Avrupa Birliği (AB) Dış İlişkiler ve Güvenlik Politikası Yüksek Temsilcisi Josep Borrell, ABD'nin New York kentinde düzenlenen 79. Birleşmiş Milletler (BM) Genel Kurulu çerçevesinde AB dışişleri bakanlarıyla yaptığı toplantının ardından basına yaptığı açıklamada, toplantı başlıkları arasında İsrail ile Hizbullah arasında Lübnan sınırında ve başkent Beyrut'ta şiddetlenerek devam eden çatışmalar ve Gazze ile Batı Şeria'daki durumun yer aldığını belirtti, "Gazze'deki durumu anlatacak kelime kalmadı. Felaket devam ediyor. Lübnan'daki gerilimin tırmanması ise son derece tehlikeli ve endişe verici" dedi.
“Saldırılardan en fazla siviller etkilendi”
Borrell, Lübnan'da 18 Eylül'de çok sayıda telsizin patlatılmasının "halk arasında terör yarattığını" söyleyerek, "Neredeyse tam teşekküllü bir savaşın içinde olduğumuzu söyleyebilirim. Daha fazla askeri saldırı, daha fazla hasar, daha fazla yan hasar ve daha fazla kurban görüyoruz" diye konuştu.
Saldırılardan en fazla etkilenenlerin siviller olduğuna dikkati çeken Borrell, aynı zamanda sivillerin bulunduğu meydan, sokak ve hastane gibi yerlere saldırmanın veya uzaktan patlayıcılar kullanmanın Cenevre Sözleşmesi'ni ihlal ettiğini hatırlattı.
Borrell, "Bunlar hedefli ve aynı zamanda rastgele saldırılardır. Amaç nedeniyle hedefli ve sonuçları nedeniyle rastgele" dedi.
“Gazze kararı, 20 yıldır uygulanmadı”
Borrell, New York'ta bir araya gelen liderlerin "Orta Doğu için tehlike arz eden gerilimin durdurulması için" diplomatik arabuluculuk çabalarını artırması gerektiğini kaydederek, "Herkes savaşa giden bu yolu durdurmak için tüm kapasitesini ortaya koymalıdır" diye konuştu.

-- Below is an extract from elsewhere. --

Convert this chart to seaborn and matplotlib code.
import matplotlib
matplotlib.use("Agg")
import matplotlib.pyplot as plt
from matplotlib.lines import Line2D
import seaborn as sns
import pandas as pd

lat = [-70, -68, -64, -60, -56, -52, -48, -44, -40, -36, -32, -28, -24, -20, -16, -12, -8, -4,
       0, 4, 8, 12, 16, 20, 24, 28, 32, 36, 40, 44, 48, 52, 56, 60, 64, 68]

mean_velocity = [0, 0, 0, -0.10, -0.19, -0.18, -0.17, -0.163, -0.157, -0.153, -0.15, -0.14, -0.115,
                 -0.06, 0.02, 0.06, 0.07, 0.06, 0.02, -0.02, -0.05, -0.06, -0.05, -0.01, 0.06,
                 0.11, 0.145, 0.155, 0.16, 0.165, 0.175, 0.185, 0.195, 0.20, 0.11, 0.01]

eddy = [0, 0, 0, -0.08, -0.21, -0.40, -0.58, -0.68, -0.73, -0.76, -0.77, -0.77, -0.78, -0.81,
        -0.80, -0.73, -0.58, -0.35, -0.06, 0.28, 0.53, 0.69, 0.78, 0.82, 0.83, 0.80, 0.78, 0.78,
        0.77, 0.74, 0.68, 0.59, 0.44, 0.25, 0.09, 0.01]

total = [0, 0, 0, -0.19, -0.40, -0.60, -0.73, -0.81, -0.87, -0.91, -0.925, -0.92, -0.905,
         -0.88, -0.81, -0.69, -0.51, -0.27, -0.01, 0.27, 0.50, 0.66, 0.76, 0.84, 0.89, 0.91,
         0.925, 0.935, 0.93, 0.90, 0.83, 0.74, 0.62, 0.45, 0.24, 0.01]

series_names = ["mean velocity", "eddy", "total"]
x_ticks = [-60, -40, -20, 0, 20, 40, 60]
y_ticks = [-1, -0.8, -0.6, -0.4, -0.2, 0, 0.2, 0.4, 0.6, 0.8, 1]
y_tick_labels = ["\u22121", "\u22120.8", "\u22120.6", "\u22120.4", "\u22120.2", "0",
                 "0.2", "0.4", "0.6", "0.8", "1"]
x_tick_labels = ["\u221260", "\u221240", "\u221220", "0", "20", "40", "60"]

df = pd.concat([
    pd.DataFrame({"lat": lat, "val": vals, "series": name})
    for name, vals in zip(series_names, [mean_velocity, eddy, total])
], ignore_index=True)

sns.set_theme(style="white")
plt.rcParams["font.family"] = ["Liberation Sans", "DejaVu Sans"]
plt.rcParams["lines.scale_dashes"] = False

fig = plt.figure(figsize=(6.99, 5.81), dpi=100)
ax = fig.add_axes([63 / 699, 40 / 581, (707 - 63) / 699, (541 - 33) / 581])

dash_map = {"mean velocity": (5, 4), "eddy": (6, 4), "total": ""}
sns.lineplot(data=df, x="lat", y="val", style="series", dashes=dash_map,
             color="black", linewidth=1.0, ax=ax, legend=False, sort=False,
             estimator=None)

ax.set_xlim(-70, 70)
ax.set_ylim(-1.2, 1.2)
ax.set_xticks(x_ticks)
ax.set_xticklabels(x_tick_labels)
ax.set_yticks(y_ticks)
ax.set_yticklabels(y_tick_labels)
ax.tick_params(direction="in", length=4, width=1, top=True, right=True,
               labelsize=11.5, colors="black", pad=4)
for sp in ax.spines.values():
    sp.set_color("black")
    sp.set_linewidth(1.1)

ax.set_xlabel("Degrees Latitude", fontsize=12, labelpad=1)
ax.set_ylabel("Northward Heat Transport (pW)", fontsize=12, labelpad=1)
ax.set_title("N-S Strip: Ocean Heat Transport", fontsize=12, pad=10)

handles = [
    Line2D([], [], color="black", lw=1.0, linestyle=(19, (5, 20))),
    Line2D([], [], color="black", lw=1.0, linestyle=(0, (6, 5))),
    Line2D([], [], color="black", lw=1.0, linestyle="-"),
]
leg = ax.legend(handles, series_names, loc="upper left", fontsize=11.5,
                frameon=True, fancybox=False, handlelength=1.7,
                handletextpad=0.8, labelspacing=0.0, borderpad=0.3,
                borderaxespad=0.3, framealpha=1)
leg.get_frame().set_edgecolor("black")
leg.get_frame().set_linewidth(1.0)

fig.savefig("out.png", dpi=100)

"Barışa giden yol tek bir adımla başlar: Gazze'de ateşkes" diyen Borrell, 2006'da BM Güvenlik Konseyi tarafından kabul edilen 1701 sayılı kararın üzerinden yaklaşık 20 sene geçmesine rağmen uygulanmadığına dikkati çekti.

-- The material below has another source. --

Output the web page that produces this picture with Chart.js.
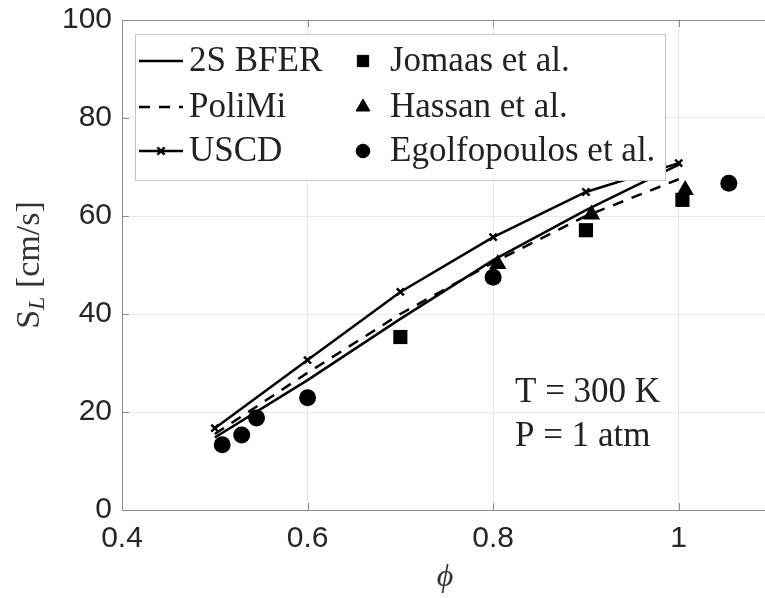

Borrell, "BM Genel Sekreteri'nin (Antonio Guterres) bugünlerde neden Güvenlik Konseyi'nin meşruiyetini kaybettiğini söylediğini anlıyor musunuz? Çünkü ya hiçbir konuda anlaşamıyorlar ya da anlaştıklarında da uygulanmıyor. Bu uluslararası toplum için ciddi bir endişe kaynağıdır" değerlendirmesinde bulundu.
Gazze'de olduğu gibi Mavi Hat'ta da "derhal ateşkes" sağlanması için çağrılara devam edilmesi gerektiğini dile getiren Borrell, "Bunlar farklı şeyler değil, birbirleriyle bağlantılı. Birbirleriyle güçlü bir şekilde bağlantılı. Gazze'de yaşananlar Lübnan'da, Kızıldeniz'de ve ne yazık ki - ki bu konuda yeterince konuşmuyoruz - Batı Şeria'da başka savaş senaryolarını tetikliyor. Batı Şeria, sanki zaten ilhak edilmiş gibi, İsrailli yetkililer tarafından açıkça 'Yahudiye ve Samiriye' olarak adlandırılıyor" dedi.